When the Geminids first appeared in the late 19th century, shortly before the US Civil War, the shower was weak and attracted little attention. There was no hint that it would ever become a major display until now.

"The Geminids are strong-and getting stronger," says Cooke,

What's going on? Jupiter's gravity has been acting on Phaethon's debris stream, causing it to shift more and more toward Earth's orbit.
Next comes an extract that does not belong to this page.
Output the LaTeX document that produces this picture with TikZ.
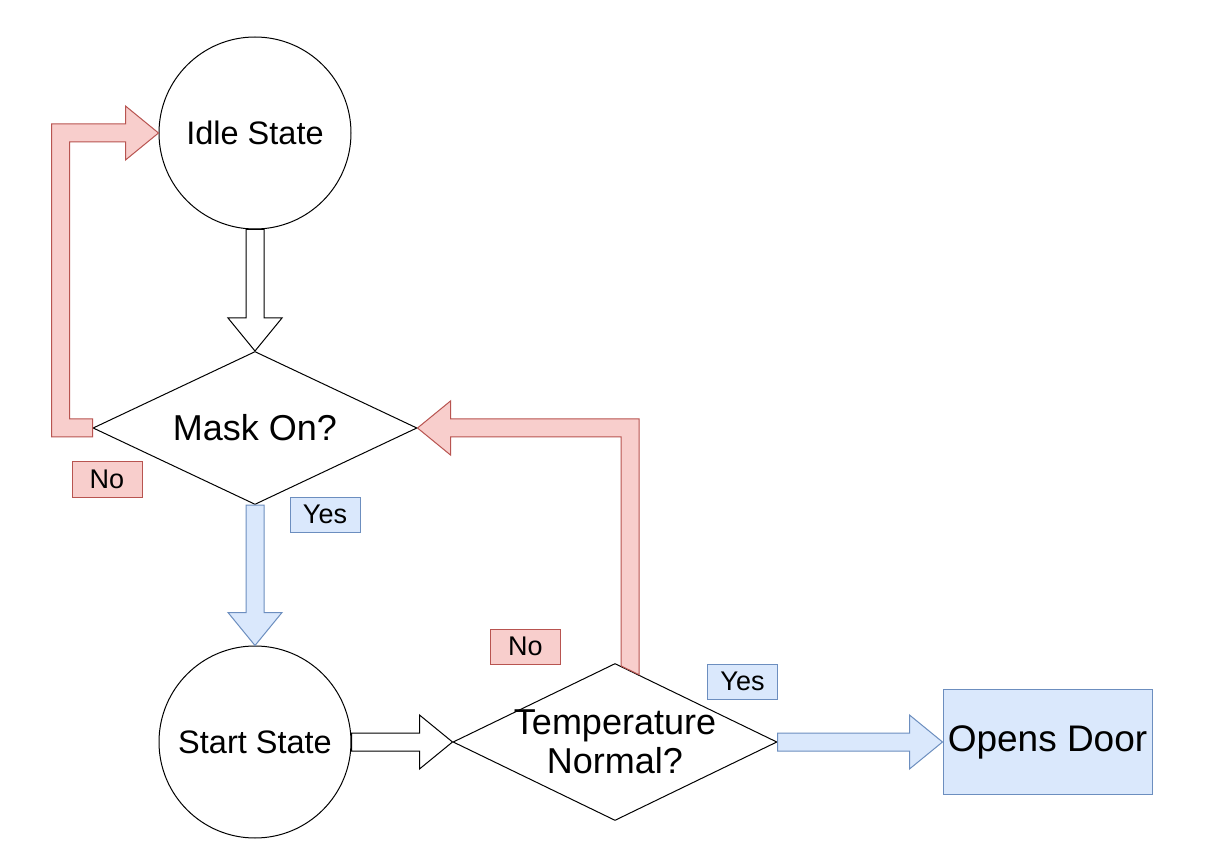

Each December brings a deeper plunge into the debris stream.

Meteor expert Peter Brown of the University of Western Ontario (UWO) says the trend could continue for some time to come. "Based on modeling of the debris done by Jim Jones in the UWO meteor group back in the 1980s, it is likely that Geminid activity will increase for the next few decades, perhaps getting 20% to 50% higher than current rates."

A 50% increase would boost the Geminids to 200 or more meteors per hour, year in and year out. "That would be an amazing annual display," says Cooke.

Moreover, says Brown, "the proportion of large, bright Geminids should also increase in the next few decades, according to Jones' model." So the Geminids could turn into a "fireball shower."

Brown cautions that "other models of the debris stream come to different conclusions, in some cases suggesting that Geminids will decrease in intensity in the coming decades. We understand little about the details of the formation and evolution of Phaethon's debris despite many years of efforts." Enjoy Geminids!